* **TASK BRIEF**
Extract the whole listing as it stands. Do not include the pictures.

* **STORED DATA**

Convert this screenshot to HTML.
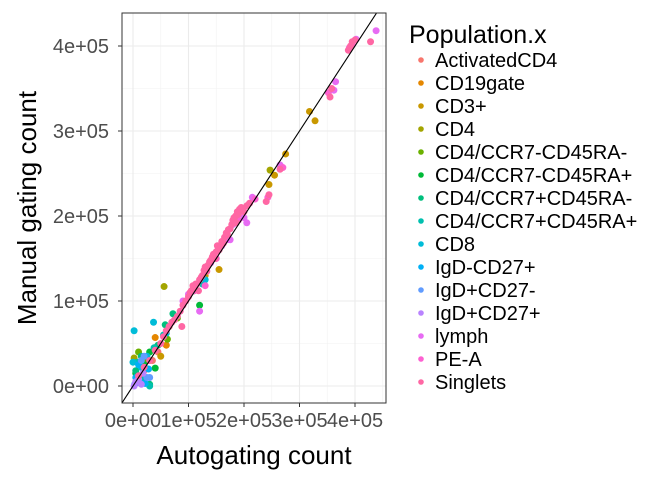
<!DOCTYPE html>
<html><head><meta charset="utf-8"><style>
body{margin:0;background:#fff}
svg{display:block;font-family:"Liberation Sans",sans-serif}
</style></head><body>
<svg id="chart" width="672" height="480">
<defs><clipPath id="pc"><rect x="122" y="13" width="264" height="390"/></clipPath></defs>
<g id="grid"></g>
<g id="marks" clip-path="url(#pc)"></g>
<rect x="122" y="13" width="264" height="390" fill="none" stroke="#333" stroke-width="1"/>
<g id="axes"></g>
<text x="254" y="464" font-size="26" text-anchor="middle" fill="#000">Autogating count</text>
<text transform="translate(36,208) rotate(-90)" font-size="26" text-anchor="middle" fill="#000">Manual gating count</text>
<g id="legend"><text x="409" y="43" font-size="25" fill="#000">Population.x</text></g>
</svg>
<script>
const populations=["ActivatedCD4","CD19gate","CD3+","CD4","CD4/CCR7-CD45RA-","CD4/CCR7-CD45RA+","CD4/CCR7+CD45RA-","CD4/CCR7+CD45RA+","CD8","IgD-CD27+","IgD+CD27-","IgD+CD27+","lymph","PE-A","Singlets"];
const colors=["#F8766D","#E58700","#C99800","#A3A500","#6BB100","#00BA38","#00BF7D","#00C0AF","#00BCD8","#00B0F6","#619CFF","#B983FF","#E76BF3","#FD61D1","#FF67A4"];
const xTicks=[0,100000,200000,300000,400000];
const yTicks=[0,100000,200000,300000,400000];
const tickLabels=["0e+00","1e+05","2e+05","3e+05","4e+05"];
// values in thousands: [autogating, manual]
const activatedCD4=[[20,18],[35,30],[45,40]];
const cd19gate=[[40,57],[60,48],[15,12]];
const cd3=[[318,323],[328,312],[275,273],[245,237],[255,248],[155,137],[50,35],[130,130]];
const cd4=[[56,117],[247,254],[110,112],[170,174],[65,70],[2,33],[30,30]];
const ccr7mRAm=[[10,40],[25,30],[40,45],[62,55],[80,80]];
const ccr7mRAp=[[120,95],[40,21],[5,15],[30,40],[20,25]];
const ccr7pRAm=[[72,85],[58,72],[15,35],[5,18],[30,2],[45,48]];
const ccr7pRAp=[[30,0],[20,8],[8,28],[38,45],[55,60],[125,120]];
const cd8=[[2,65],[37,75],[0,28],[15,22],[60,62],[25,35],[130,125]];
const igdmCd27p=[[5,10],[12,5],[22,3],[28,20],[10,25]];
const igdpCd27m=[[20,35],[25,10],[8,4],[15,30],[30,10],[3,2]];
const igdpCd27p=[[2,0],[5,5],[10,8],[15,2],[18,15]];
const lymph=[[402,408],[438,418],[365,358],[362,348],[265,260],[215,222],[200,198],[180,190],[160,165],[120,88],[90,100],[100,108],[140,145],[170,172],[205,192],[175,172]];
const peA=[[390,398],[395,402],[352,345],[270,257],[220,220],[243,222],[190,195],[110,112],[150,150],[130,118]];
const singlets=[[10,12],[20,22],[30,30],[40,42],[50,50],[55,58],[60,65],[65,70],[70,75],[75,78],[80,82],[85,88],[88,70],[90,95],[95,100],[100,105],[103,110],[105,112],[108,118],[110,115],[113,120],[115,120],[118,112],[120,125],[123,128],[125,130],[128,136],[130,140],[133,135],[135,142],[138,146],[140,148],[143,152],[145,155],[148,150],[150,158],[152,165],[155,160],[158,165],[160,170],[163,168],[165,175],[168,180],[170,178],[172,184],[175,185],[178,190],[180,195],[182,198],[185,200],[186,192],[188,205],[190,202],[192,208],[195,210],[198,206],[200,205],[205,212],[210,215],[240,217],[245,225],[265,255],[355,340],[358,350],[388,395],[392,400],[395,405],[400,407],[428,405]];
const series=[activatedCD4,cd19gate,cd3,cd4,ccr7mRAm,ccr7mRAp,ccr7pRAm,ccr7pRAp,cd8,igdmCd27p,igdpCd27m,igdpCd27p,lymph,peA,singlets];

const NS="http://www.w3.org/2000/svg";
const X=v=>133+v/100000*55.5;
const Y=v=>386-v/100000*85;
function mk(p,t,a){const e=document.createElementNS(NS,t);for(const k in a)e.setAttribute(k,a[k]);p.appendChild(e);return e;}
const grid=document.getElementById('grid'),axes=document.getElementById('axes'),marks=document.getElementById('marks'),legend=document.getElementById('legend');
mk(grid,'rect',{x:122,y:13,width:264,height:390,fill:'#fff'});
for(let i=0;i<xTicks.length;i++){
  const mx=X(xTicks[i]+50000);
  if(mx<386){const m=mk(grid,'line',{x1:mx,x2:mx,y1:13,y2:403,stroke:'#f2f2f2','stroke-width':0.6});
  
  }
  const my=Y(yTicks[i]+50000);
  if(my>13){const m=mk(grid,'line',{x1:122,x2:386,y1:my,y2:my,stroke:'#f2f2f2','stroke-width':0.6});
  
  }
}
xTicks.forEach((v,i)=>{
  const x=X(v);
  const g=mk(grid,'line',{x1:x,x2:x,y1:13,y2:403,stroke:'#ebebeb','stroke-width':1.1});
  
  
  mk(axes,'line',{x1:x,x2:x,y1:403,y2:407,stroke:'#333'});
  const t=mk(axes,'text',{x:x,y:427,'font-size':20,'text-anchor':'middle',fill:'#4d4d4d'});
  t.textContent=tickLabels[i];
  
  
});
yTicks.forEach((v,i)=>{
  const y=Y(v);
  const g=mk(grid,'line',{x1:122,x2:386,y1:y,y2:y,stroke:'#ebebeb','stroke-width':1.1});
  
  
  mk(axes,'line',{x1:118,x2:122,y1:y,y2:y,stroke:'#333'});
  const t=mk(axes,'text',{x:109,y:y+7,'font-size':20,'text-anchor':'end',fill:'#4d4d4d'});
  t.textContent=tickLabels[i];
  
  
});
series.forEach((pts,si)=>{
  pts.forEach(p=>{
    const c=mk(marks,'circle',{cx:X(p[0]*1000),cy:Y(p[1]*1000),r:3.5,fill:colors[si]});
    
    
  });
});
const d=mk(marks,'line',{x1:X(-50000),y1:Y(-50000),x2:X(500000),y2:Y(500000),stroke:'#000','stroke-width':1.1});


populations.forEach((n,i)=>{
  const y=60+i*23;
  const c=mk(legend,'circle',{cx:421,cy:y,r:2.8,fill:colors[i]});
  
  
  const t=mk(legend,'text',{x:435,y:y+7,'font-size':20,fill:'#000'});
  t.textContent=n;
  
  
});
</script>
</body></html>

* **RIGHT ANSWER**
Convert this screenshot to HTML.
<!DOCTYPE html>
<html><head><meta charset="utf-8"><style>
body{margin:0;background:#fff}
svg{display:block;font-family:"Liberation Sans",sans-serif}
</style></head><body>
<svg id="chart" width="672" height="480">
<defs><clipPath id="pc"><rect x="122" y="13" width="264" height="390"/></clipPath></defs>
<g id="grid"></g>
<g id="marks" clip-path="url(#pc)"></g>
<rect x="122" y="13" width="264" height="390" fill="none" stroke="#333" stroke-width="1"/>
<g id="axes"></g>
<text x="254" y="464" font-size="26" text-anchor="middle" fill="#000">Autogating count</text>
<text transform="translate(36,208) rotate(-90)" font-size="26" text-anchor="middle" fill="#000">Manual gating count</text>
<g id="legend"><text x="409" y="43" font-size="25" fill="#000">Population.x</text></g>
</svg>
<script>
const populations=["ActivatedCD4","CD19gate","CD3+","CD4","CD4/CCR7-CD45RA-","CD4/CCR7-CD45RA+","CD4/CCR7+CD45RA-","CD4/CCR7+CD45RA+","CD8","IgD-CD27+","IgD+CD27-","IgD+CD27+","lymph","PE-A","Singlets"];
const colors=["#F8766D","#E58700","#C99800","#A3A500","#6BB100","#00BA38","#00BF7D","#00C0AF","#00BCD8","#00B0F6","#619CFF","#B983FF","#E76BF3","#FD61D1","#FF67A4"];
const xTicks=[0,100000,200000,300000,400000];
const yTicks=[0,100000,200000,300000,400000];
const tickLabels=["0e+00","1e+05","2e+05","3e+05","4e+05"];
// values in thousands: [autogating, manual]
const activatedCD4=[[20,18],[35,30],[45,40]];
const cd19gate=[[40,57],[60,48],[15,12]];
const cd3=[[318,323],[328,312],[275,273],[245,237],[255,248],[155,137],[50,35],[130,130]];
const cd4=[[56,117],[247,254],[110,112],[170,174],[65,70],[2,33],[30,30]];
const ccr7mRAm=[[10,40],[25,30],[40,45],[62,55],[80,80]];
const ccr7mRAp=[[120,95],[40,21],[5,15],[30,40],[20,25]];
const ccr7pRAm=[[72,85],[58,72],[15,35],[5,18],[30,2],[45,48]];
const ccr7pRAp=[[30,0],[20,8],[8,28],[38,45],[55,60],[125,120]];
const cd8=[[2,65],[37,75],[0,28],[15,22],[60,62],[25,35],[130,125]];
const igdmCd27p=[[5,10],[12,5],[22,3],[28,20],[10,25]];
const igdpCd27m=[[20,35],[25,10],[8,4],[15,30],[30,10],[3,2]];
const igdpCd27p=[[2,0],[5,5],[10,8],[15,2],[18,15]];
const lymph=[[402,408],[438,418],[365,358],[362,348],[265,260],[215,222],[200,198],[180,190],[160,165],[120,88],[90,100],[100,108],[140,145],[170,172],[205,192],[175,172]];
const peA=[[390,398],[395,402],[352,345],[270,257],[220,220],[243,222],[190,195],[110,112],[150,150],[130,118]];
const singlets=[[10,12],[20,22],[30,30],[40,42],[50,50],[55,58],[60,65],[65,70],[70,75],[75,78],[80,82],[85,88],[88,70],[90,95],[95,100],[100,105],[103,110],[105,112],[108,118],[110,115],[113,120],[115,120],[118,112],[120,125],[123,128],[125,130],[128,136],[130,140],[133,135],[135,142],[138,146],[140,148],[143,152],[145,155],[148,150],[150,158],[152,165],[155,160],[158,165],[160,170],[163,168],[165,175],[168,180],[170,178],[172,184],[175,185],[178,190],[180,195],[182,198],[185,200],[186,192],[188,205],[190,202],[192,208],[195,210],[198,206],[200,205],[205,212],[210,215],[240,217],[245,225],[265,255],[355,340],[358,350],[388,395],[392,400],[395,405],[400,407],[428,405]];
const series=[activatedCD4,cd19gate,cd3,cd4,ccr7mRAm,ccr7mRAp,ccr7pRAm,ccr7pRAp,cd8,igdmCd27p,igdpCd27m,igdpCd27p,lymph,peA,singlets];

const NS="http://www.w3.org/2000/svg";
const X=v=>133+v/100000*55.5;
const Y=v=>386-v/100000*85;
function mk(p,t,a){const e=document.createElementNS(NS,t);for(const k in a)e.setAttribute(k,a[k]);p.appendChild(e);return e;}
const grid=document.getElementById('grid'),axes=document.getElementById('axes'),marks=document.getElementById('marks'),legend=document.getElementById('legend');
mk(grid,'rect',{x:122,y:13,width:264,height:390,fill:'#fff'});
for(let i=0;i<xTicks.length;i++){
  const mx=X(xTicks[i]+50000);
  if(mx<386){const m=mk(grid,'line',{x1:mx,x2:mx,y1:13,y2:403,stroke:'#f2f2f2','stroke-width':0.6});
  
  }
  const my=Y(yTicks[i]+50000);
  if(my>13){const m=mk(grid,'line',{x1:122,x2:386,y1:my,y2:my,stroke:'#f2f2f2','stroke-width':0.6});
  
  }
}
xTicks.forEach((v,i)=>{
  const x=X(v);
  const g=mk(grid,'line',{x1:x,x2:x,y1:13,y2:403,stroke:'#ebebeb','stroke-width':1.1});
  
  
  mk(axes,'line',{x1:x,x2:x,y1:403,y2:407,stroke:'#333'});
  const t=mk(axes,'text',{x:x,y:427,'font-size':20,'text-anchor':'middle',fill:'#4d4d4d'});
  t.textContent=tickLabels[i];
  
  
});
yTicks.forEach((v,i)=>{
  const y=Y(v);
  const g=mk(grid,'line',{x1:122,x2:386,y1:y,y2:y,stroke:'#ebebeb','stroke-width':1.1});
  
  
  mk(axes,'line',{x1:118,x2:122,y1:y,y2:y,stroke:'#333'});
  const t=mk(axes,'text',{x:109,y:y+7,'font-size':20,'text-anchor':'end',fill:'#4d4d4d'});
  t.textContent=tickLabels[i];
  
  
});
series.forEach((pts,si)=>{
  pts.forEach(p=>{
    const c=mk(marks,'circle',{cx:X(p[0]*1000),cy:Y(p[1]*1000),r:3.5,fill:colors[si]});
    
    
  });
});
const d=mk(marks,'line',{x1:X(-50000),y1:Y(-50000),x2:X(500000),y2:Y(500000),stroke:'#000','stroke-width':1.1});


populations.forEach((n,i)=>{
  const y=60+i*23;
  const c=mk(legend,'circle',{cx:421,cy:y,r:2.8,fill:colors[i]});
  
  
  const t=mk(legend,'text',{x:435,y:y+7,'font-size':20,fill:'#000'});
  t.textContent=n;
  
  
});
</script>
</body></html>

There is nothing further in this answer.